• [STATED GOAL] From the listing that follows, output everything exactly except the pictures.

** Begin SUPPLIED RECORDS **

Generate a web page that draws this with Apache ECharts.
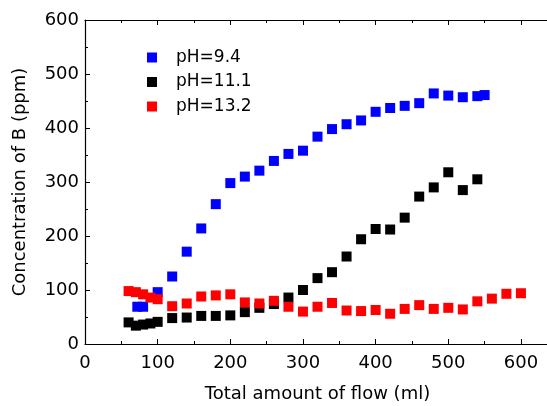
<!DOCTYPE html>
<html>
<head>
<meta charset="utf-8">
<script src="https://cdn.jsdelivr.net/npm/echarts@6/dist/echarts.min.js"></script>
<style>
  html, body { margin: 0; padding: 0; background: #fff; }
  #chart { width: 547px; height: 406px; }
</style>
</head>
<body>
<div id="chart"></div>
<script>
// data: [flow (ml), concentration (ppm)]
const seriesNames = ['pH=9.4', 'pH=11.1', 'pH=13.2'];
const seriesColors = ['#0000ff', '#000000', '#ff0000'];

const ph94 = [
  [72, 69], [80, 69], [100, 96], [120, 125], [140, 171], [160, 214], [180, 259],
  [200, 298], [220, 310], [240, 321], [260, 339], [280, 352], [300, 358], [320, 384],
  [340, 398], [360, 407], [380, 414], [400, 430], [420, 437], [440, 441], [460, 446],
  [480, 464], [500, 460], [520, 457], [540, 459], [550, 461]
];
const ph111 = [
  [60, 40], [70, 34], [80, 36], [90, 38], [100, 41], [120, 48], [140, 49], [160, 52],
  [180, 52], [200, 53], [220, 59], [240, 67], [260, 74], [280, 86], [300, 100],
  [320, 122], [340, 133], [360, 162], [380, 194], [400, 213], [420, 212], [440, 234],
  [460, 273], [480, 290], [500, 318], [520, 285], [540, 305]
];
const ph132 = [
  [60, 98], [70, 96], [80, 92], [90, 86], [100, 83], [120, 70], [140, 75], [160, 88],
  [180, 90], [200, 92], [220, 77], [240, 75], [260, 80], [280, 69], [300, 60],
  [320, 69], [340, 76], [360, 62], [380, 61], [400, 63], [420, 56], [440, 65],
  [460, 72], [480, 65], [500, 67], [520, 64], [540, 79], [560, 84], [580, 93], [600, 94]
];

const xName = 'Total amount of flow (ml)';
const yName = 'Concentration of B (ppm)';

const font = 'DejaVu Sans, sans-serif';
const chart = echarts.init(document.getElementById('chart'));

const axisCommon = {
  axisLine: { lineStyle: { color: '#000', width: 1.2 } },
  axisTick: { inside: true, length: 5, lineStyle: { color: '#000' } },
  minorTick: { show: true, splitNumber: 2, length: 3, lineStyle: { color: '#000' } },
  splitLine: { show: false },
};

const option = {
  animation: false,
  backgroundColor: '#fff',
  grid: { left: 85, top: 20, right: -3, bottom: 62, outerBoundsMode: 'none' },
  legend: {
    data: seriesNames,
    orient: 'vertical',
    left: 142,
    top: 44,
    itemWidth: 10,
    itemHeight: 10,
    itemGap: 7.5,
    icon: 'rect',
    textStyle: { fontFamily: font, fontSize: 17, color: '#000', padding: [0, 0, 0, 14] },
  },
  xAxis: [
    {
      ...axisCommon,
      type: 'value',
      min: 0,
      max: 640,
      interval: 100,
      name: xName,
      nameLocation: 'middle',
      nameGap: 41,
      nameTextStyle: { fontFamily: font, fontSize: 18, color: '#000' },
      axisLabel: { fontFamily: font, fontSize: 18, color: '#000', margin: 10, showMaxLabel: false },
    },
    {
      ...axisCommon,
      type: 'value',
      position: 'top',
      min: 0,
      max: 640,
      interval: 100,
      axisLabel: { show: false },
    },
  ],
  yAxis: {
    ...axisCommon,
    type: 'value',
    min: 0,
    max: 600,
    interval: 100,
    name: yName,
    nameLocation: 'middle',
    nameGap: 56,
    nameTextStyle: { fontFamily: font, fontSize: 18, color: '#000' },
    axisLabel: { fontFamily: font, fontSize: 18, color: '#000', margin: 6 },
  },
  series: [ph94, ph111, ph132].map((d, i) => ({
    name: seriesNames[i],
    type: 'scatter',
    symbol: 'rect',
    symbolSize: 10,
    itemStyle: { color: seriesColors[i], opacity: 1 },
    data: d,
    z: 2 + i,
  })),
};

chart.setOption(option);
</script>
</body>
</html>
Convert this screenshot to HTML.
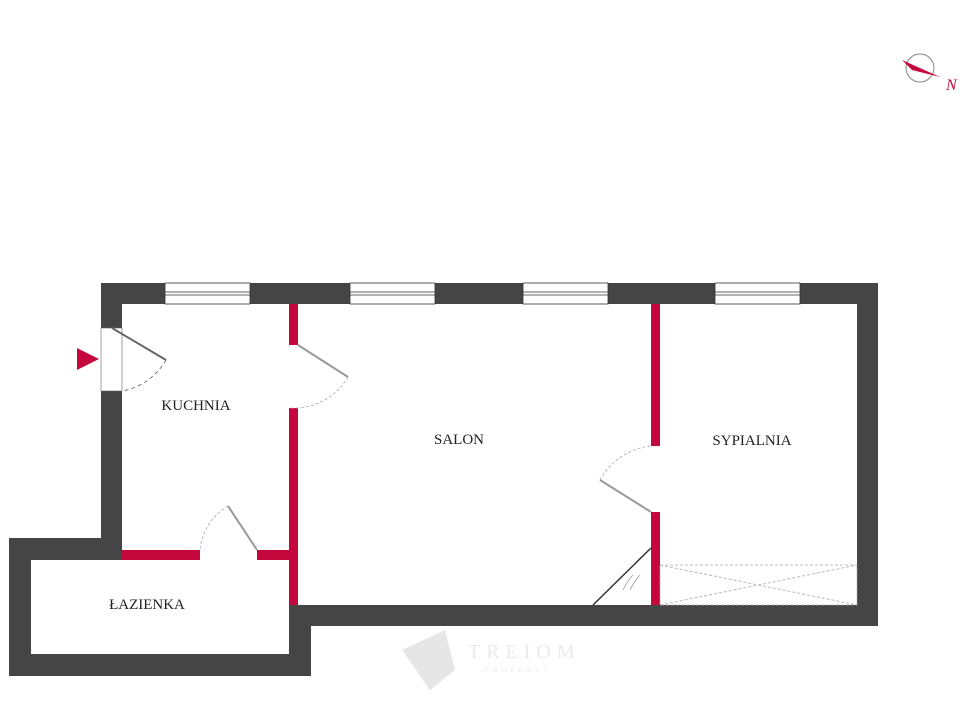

** End SUPPLIED RECORDS **

• [RESPONSE BELOW]
Generate a web page that draws this with Apache ECharts.
<!DOCTYPE html>
<html>
<head>
<meta charset="utf-8">
<script src="https://cdn.jsdelivr.net/npm/echarts@6/dist/echarts.min.js"></script>
<style>
  html, body { margin: 0; padding: 0; background: #fff; }
  #chart { width: 547px; height: 406px; }
</style>
</head>
<body>
<div id="chart"></div>
<script>
// data: [flow (ml), concentration (ppm)]
const seriesNames = ['pH=9.4', 'pH=11.1', 'pH=13.2'];
const seriesColors = ['#0000ff', '#000000', '#ff0000'];

const ph94 = [
  [72, 69], [80, 69], [100, 96], [120, 125], [140, 171], [160, 214], [180, 259],
  [200, 298], [220, 310], [240, 321], [260, 339], [280, 352], [300, 358], [320, 384],
  [340, 398], [360, 407], [380, 414], [400, 430], [420, 437], [440, 441], [460, 446],
  [480, 464], [500, 460], [520, 457], [540, 459], [550, 461]
];
const ph111 = [
  [60, 40], [70, 34], [80, 36], [90, 38], [100, 41], [120, 48], [140, 49], [160, 52],
  [180, 52], [200, 53], [220, 59], [240, 67], [260, 74], [280, 86], [300, 100],
  [320, 122], [340, 133], [360, 162], [380, 194], [400, 213], [420, 212], [440, 234],
  [460, 273], [480, 290], [500, 318], [520, 285], [540, 305]
];
const ph132 = [
  [60, 98], [70, 96], [80, 92], [90, 86], [100, 83], [120, 70], [140, 75], [160, 88],
  [180, 90], [200, 92], [220, 77], [240, 75], [260, 80], [280, 69], [300, 60],
  [320, 69], [340, 76], [360, 62], [380, 61], [400, 63], [420, 56], [440, 65],
  [460, 72], [480, 65], [500, 67], [520, 64], [540, 79], [560, 84], [580, 93], [600, 94]
];

const xName = 'Total amount of flow (ml)';
const yName = 'Concentration of B (ppm)';

const font = 'DejaVu Sans, sans-serif';
const chart = echarts.init(document.getElementById('chart'));

const axisCommon = {
  axisLine: { lineStyle: { color: '#000', width: 1.2 } },
  axisTick: { inside: true, length: 5, lineStyle: { color: '#000' } },
  minorTick: { show: true, splitNumber: 2, length: 3, lineStyle: { color: '#000' } },
  splitLine: { show: false },
};

const option = {
  animation: false,
  backgroundColor: '#fff',
  grid: { left: 85, top: 20, right: -3, bottom: 62, outerBoundsMode: 'none' },
  legend: {
    data: seriesNames,
    orient: 'vertical',
    left: 142,
    top: 44,
    itemWidth: 10,
    itemHeight: 10,
    itemGap: 7.5,
    icon: 'rect',
    textStyle: { fontFamily: font, fontSize: 17, color: '#000', padding: [0, 0, 0, 14] },
  },
  xAxis: [
    {
      ...axisCommon,
      type: 'value',
      min: 0,
      max: 640,
      interval: 100,
      name: xName,
      nameLocation: 'middle',
      nameGap: 41,
      nameTextStyle: { fontFamily: font, fontSize: 18, color: '#000' },
      axisLabel: { fontFamily: font, fontSize: 18, color: '#000', margin: 10, showMaxLabel: false },
    },
    {
      ...axisCommon,
      type: 'value',
      position: 'top',
      min: 0,
      max: 640,
      interval: 100,
      axisLabel: { show: false },
    },
  ],
  yAxis: {
    ...axisCommon,
    type: 'value',
    min: 0,
    max: 600,
    interval: 100,
    name: yName,
    nameLocation: 'middle',
    nameGap: 56,
    nameTextStyle: { fontFamily: font, fontSize: 18, color: '#000' },
    axisLabel: { fontFamily: font, fontSize: 18, color: '#000', margin: 6 },
  },
  series: [ph94, ph111, ph132].map((d, i) => ({
    name: seriesNames[i],
    type: 'scatter',
    symbol: 'rect',
    symbolSize: 10,
    itemStyle: { color: seriesColors[i], opacity: 1 },
    data: d,
    z: 2 + i,
  })),
};

chart.setOption(option);
</script>
</body>
</html>
Convert this screenshot to HTML.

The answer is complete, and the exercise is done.